Re^2: Catch the exact command line including the quotation marks and so on
by CJmonk (Initiate) on Oct 23, 2015 at 20:00 UTC
    Hi, I don't get the desired behavior with ARGV. Here is an example:

    perl CJ.pl -help -m "double quote goes here" 'single quote goes here'

    if I do

    my $script = join " ", $0, @ARGV; print "$script \n "; die;

    I get:

    CJ.pl -help -m doublequotegoeshere singlequotegoeshere

    As you can see, not only quotes are gone, the spaces in the message is removed too! Here is the perl info I am using on Mac:

    This is perl 5, version 16, subversion 3 (v5.16.3) built for darwin-th +read-multi-2level

      I don’t think so. You’re doing something else somewhere. And why the die? Might cloud order of ouput depending on what you do with the script.

      moo@cow~>perl ab -help -m "double quote goes here" 'single quote goes +here' ab -help -m double quote goes here single quote goes here Died at ab line 3. __END__ This is perl 5, version 18, subversion 2 (v5.18.2) built for darwin-2l +evel
        You are right. I was using Getopt::Declare without defer{}, and that was the result. die is there since I am testing, and I don't want the whole process to run. nothing to worry about!

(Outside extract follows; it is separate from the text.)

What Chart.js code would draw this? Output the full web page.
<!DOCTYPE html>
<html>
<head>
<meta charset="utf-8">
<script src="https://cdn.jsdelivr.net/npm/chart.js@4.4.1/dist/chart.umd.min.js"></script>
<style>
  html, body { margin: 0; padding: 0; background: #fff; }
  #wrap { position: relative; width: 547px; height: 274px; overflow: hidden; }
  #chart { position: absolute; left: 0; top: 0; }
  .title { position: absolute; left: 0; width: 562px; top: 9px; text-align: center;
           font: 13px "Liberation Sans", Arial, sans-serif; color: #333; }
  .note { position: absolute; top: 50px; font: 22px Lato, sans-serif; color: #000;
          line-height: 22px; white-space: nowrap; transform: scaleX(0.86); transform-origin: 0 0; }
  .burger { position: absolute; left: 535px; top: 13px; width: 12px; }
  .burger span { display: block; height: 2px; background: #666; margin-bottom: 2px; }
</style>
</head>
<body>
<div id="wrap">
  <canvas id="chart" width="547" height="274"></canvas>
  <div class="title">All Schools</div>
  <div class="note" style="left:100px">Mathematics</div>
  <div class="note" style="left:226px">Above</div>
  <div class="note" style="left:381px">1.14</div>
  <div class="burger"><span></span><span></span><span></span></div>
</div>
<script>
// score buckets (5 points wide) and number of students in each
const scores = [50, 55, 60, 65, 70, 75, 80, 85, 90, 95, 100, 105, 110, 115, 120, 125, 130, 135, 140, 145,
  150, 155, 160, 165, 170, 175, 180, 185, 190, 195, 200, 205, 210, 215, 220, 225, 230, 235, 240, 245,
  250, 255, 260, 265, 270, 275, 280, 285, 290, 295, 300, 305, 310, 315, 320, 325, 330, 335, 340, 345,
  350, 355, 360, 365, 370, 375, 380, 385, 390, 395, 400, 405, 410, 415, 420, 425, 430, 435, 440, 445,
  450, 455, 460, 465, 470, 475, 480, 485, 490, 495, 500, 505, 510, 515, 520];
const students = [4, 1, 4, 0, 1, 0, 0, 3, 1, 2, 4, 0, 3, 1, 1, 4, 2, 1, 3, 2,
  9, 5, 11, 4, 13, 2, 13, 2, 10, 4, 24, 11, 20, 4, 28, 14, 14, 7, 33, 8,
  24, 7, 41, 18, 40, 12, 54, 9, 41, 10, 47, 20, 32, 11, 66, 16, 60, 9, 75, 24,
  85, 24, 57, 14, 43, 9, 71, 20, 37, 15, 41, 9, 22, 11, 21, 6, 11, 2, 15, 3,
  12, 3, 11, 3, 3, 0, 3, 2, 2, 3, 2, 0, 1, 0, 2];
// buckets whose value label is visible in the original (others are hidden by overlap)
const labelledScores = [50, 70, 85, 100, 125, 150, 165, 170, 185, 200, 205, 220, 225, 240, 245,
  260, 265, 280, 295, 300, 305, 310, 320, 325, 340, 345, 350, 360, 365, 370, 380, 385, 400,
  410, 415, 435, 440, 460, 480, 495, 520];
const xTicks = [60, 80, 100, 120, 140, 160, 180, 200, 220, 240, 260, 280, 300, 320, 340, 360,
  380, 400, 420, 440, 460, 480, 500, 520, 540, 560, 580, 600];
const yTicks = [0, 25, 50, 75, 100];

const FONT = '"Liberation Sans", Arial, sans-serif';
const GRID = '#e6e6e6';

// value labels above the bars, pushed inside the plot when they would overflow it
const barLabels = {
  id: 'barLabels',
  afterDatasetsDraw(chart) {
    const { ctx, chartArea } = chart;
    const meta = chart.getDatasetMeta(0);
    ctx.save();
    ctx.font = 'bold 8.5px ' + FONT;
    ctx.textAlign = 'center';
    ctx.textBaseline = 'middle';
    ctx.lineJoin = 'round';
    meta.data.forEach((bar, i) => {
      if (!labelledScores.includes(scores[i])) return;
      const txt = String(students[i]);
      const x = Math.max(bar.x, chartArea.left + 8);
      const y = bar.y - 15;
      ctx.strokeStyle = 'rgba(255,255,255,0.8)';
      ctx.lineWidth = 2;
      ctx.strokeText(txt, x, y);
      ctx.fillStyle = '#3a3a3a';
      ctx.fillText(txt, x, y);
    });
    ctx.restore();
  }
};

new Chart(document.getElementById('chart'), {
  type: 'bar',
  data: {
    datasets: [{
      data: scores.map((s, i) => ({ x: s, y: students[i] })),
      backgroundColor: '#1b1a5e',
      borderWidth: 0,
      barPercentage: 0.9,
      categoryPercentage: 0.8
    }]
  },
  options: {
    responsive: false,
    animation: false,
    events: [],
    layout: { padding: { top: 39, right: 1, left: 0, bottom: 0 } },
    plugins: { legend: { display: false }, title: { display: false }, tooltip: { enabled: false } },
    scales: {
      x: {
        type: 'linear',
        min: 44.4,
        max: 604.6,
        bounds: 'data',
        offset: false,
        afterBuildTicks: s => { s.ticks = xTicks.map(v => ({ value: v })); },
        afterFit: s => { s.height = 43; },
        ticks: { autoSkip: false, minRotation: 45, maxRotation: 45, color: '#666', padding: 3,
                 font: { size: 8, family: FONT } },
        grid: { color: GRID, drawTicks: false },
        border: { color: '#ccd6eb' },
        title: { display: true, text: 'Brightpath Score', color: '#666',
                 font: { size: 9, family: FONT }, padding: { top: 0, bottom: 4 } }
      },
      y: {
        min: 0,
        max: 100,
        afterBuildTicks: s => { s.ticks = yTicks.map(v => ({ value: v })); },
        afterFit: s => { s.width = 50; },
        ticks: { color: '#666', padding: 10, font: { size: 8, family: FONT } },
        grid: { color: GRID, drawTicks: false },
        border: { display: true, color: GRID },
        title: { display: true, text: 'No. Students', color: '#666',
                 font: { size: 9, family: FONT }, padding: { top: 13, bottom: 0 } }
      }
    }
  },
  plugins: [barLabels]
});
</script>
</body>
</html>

        OK. I ended up doing the following. It is not exact but it helps me build meaningful command (based on recommendations on http://stackoverflow.com/questions/6156742/how-can-i-capture-the-complete-commandline-in-perl). Double quote and single quote are just replaced by double quote.

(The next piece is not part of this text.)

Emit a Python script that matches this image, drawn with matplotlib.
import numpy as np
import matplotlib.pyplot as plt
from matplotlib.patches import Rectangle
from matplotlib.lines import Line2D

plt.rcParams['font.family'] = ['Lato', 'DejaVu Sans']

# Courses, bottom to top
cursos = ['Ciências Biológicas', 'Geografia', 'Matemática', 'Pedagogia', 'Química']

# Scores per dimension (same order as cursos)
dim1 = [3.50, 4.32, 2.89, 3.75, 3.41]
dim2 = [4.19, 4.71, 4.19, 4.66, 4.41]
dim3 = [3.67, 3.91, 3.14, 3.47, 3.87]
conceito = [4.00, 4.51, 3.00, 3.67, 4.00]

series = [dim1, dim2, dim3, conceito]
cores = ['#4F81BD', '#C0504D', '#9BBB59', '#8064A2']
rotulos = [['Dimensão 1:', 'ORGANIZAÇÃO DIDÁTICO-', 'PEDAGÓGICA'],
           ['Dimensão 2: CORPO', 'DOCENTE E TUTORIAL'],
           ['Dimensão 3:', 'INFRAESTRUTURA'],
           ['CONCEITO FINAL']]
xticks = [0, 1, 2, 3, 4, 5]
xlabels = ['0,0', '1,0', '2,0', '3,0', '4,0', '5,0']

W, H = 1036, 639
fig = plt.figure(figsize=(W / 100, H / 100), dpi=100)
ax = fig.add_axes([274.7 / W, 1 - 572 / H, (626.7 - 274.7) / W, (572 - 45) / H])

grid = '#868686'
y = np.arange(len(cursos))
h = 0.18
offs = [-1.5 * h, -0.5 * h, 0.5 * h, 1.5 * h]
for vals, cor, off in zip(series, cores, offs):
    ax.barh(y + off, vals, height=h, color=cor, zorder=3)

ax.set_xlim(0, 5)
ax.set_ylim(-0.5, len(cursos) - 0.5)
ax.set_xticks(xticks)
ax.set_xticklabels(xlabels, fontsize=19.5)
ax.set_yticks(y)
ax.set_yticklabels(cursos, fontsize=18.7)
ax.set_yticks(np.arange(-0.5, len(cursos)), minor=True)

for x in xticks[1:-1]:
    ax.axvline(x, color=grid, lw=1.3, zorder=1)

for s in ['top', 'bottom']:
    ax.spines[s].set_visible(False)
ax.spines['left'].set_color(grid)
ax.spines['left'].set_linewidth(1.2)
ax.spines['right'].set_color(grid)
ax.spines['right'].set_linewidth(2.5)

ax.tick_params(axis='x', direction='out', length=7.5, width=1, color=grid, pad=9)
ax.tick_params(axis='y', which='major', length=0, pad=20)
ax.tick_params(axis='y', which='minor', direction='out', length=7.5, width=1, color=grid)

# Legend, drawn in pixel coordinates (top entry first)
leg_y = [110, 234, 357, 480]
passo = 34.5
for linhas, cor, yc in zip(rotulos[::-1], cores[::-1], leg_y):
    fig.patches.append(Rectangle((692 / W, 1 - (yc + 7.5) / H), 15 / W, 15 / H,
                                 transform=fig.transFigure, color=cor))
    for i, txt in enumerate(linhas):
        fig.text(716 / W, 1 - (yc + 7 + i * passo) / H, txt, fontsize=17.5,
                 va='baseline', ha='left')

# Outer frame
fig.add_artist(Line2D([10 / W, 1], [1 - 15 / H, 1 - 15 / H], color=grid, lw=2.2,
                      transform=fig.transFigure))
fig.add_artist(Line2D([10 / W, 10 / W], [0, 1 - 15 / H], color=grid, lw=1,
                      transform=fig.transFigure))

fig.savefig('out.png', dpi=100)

        my $cmd = `ps -o args $$ | grep CJ.pl`; my @cmd = split(/\s/,$cmd); my $cmdline = "$cmd[0] "." $cmd[1]"; foreach (@ARGV) { $cmdline .= /\s/ ? " \"" . $_ . "\"": " " . $_; } print "$cmdline\n";

        But I still think perl should have a better way of catching the command line. It is bizarre that you can't simply get it exact!